Trump's popularity in a slump in California amid abuse-of-power concerns
Published in News & Features
WASHINGTON — President Donald Trump remains deeply unpopular in California after his first 100 days in office, with conservatives and liberals alike expressing concern that U.S. courts can effectively serve as a check on his power, according to a new UC Berkeley Institute of Governmental Studies poll co-sponsored by The Times.
Overall, the poll, conducted during the last week of April, found that 68% of registered voters in California disapprove of the president's job performance and believe the country is on the wrong track.
Republicans in California, who make up roughly a quarter of registered voters, continue to support the president's policies. But 65% of registered voters across the state believe that Trump's actions have "gone beyond his constitutional authority as president," including 24% of Republicans and 63% of independents, the poll found.
Looking forward, voters said they lack confidence that the U.S. judicial system can serve as a check against Trump "should he overstep his constitutional authorities," with only 13% of total registered voters expressing strong confidence in the powers of the courts.
Only 51% of voters who identified as strong conservatives, and 53% of registered Republicans, said they have any confidence in the judiciary's ability to check an overstepping president. And among the Republicans, just 27% said they are very confident.

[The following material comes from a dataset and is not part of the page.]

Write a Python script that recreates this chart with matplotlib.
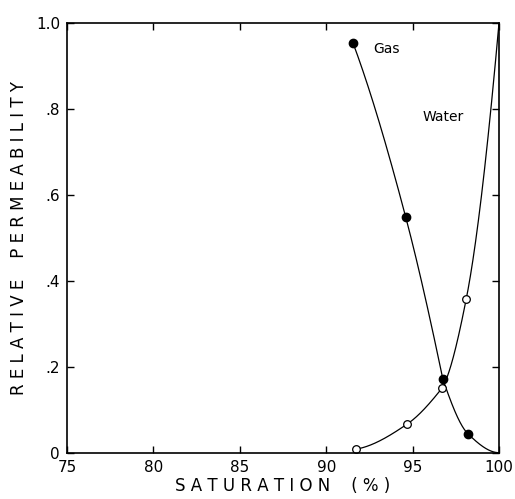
import numpy as np
import matplotlib
matplotlib.use("Agg")
import matplotlib.pyplot as plt

# Data
gas_sat = [91.55, 94.6, 96.75, 98.2, 100.0]
gas_kr = [0.953, 0.548, 0.171, 0.044, 0.0]
water_sat = [91.7, 94.7, 96.72, 98.1, 100.0]
water_kr = [0.008, 0.067, 0.151, 0.357, 1.0]
x_ticks = [75, 80, 85, 90, 95, 100]
y_ticks = [0, 0.2, 0.4, 0.6, 0.8, 1.0]
y_ticklabels = ["0", ".2", ".4", ".6", ".8", "1.0"]


def _edge(h0, h1, d0, d1):
    m = ((2 * h0 + h1) * d0 - h0 * d1) / (h0 + h1)
    if np.sign(m) != np.sign(d0):
        m = 0.0
    elif np.sign(d0) != np.sign(d1) and abs(m) > abs(3 * d0):
        m = 3 * d0
    return m


def pchip(x, y, xs):
    x = np.asarray(x, float); y = np.asarray(y, float)
    h = np.diff(x); d = np.diff(y) / h
    n = len(x); m = np.zeros(n)
    for k in range(1, n - 1):
        if d[k - 1] * d[k] > 0:
            w1 = 2 * h[k] + h[k - 1]; w2 = h[k] + 2 * h[k - 1]
            m[k] = (w1 + w2) / (w1 / d[k - 1] + w2 / d[k])
    m[0] = _edge(h[0], h[1], d[0], d[1])
    m[-1] = _edge(h[-1], h[-2], d[-1], d[-2])
    out = np.empty_like(xs)
    for i, xv in enumerate(xs):
        k = min(max(np.searchsorted(x, xv) - 1, 0), n - 2)
        t = (xv - x[k]) / h[k]
        h00 = 2*t**3 - 3*t**2 + 1; h10 = t**3 - 2*t**2 + t
        h01 = -2*t**3 + 3*t**2; h11 = t**3 - t**2
        out[i] = h00*y[k] + h10*h[k]*m[k] + h01*y[k+1] + h11*h[k]*m[k+1]
    return out


def draw_curve(ax, xv, yv, brk):
    for a, b in ((0, brk + 1), (brk, len(xv))):
        xs = np.linspace(xv[a], xv[b - 1], 300)
        ax.plot(xs, pchip(xv[a:b], yv[a:b], xs), color='black', lw=0.9)


plt.rcParams['font.family'] = ['DejaVu Sans']
fig = plt.figure(figsize=(5.15, 4.99), dpi=100)
ax = fig.add_axes([0.130, 0.0928, 0.839, 0.8617])

draw_curve(ax, gas_sat, gas_kr, 2)
draw_curve(ax, water_sat, water_kr, 2)

ax.plot(gas_sat[:-1], gas_kr[:-1], 'o', color='black', ms=6)
ax.plot(water_sat[:-1], water_kr[:-1], 'o', mfc='white', mec='black', mew=0.9, ms=5.5)

ax.text(92.75, 0.94, "Gas", fontsize=10, va='center', ha='left')
ax.text(95.55, 0.78, "Water", fontsize=10, va='center', ha='left')

ax.set_xlim(75, 100)
ax.set_ylim(0, 1.0)
ax.set_xticks(x_ticks)
ax.set_yticks(y_ticks)
ax.set_yticklabels(y_ticklabels)
ax.tick_params(direction='in', top=True, right=True, length=5, width=1,
               labelsize=11, pad=5)
for s in ax.spines.values():
    s.set_linewidth(1.2)

ax.set_xlabel("S A T U R A T I O N    ( % )", fontsize=12, labelpad=2)
ax.set_ylabel("R E L A T I V E    P E R M E A B I L I T Y", fontsize=12, labelpad=6)

fig.savefig("out.png", dpi=100)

Since Trump took office, officials in his administration have launched a series of attacks on district court judges who have ruled against them, and have slow-walked, if not explicitly defied, several court rulings, including one order from the U.S. Supreme Court regarding the mistaken deportation of a Maryland man to a prison in El Salvador.
The poll found that up to this point, 27% of voters believe Trump has operated within his constitutional authorities, while 65% do not.
"That's an interesting set of numbers, because you would think that the public would be standing behind the judicial system," said Mark DiCamillo, director of the Berkeley IGS Poll. "Trump is really pushing the limits and testing the system."
Trump support is consistently low
Among all registered voters, 61% said they believe that Trump's second term will be worse than his first. Only 33% said the changes Trump is making to the federal government will have a positive impact on California.
"The numbers, historically, kind of speak for themselves — they're extremely low, greater than 2 to 1, disapproving of Trump in those first hundred days," DiCamillo said.
Those numbers are consistent across demographics, with 68% of white voters, 64% of Latino voters, 79% of Black voters and 71% of Asian American and Pacific Islander voters in the state disapproving of the president's job performance.
Trump faced similarly low approval numbers among California voters throughout his first term, reaching a nadir during the summer of 2020, at the height of the COVID-19 pandemic, when 71% of the state's registered voters disapproved of his job performance. At the time, only 29% approved of the president's record.
Few are missing Biden
Despite historic disapproval of Trump throughout the state, Californians are still looking back on President Joe Biden's term with mixed emotions, the poll found.
Asked to reflect on Biden's legacy, 31% of registered voters said that he would be remembered as an average president. Only 23% said his performance was above average, or among the best of any president, while 43% said it was below average, if not one of the worst.
It is a stark report card from one of the most heavily Democratic states in the nation, where 63.5% of voters cast ballots for Biden in 2020. In the 2024 election, after Biden dropped out of the race, 58.5% in the state cast votes for his vice president and a native Californian, Kamala Harris.
"The Biden numbers are more negative than positive," DiCamillo said. "Even when you look at the Democrats, they're not overwhelmingly of the view that he's done an above-average job."
"It's a very mediocre set of numbers," he added. "It's not a ringing endorsement as they look back on the Biden years."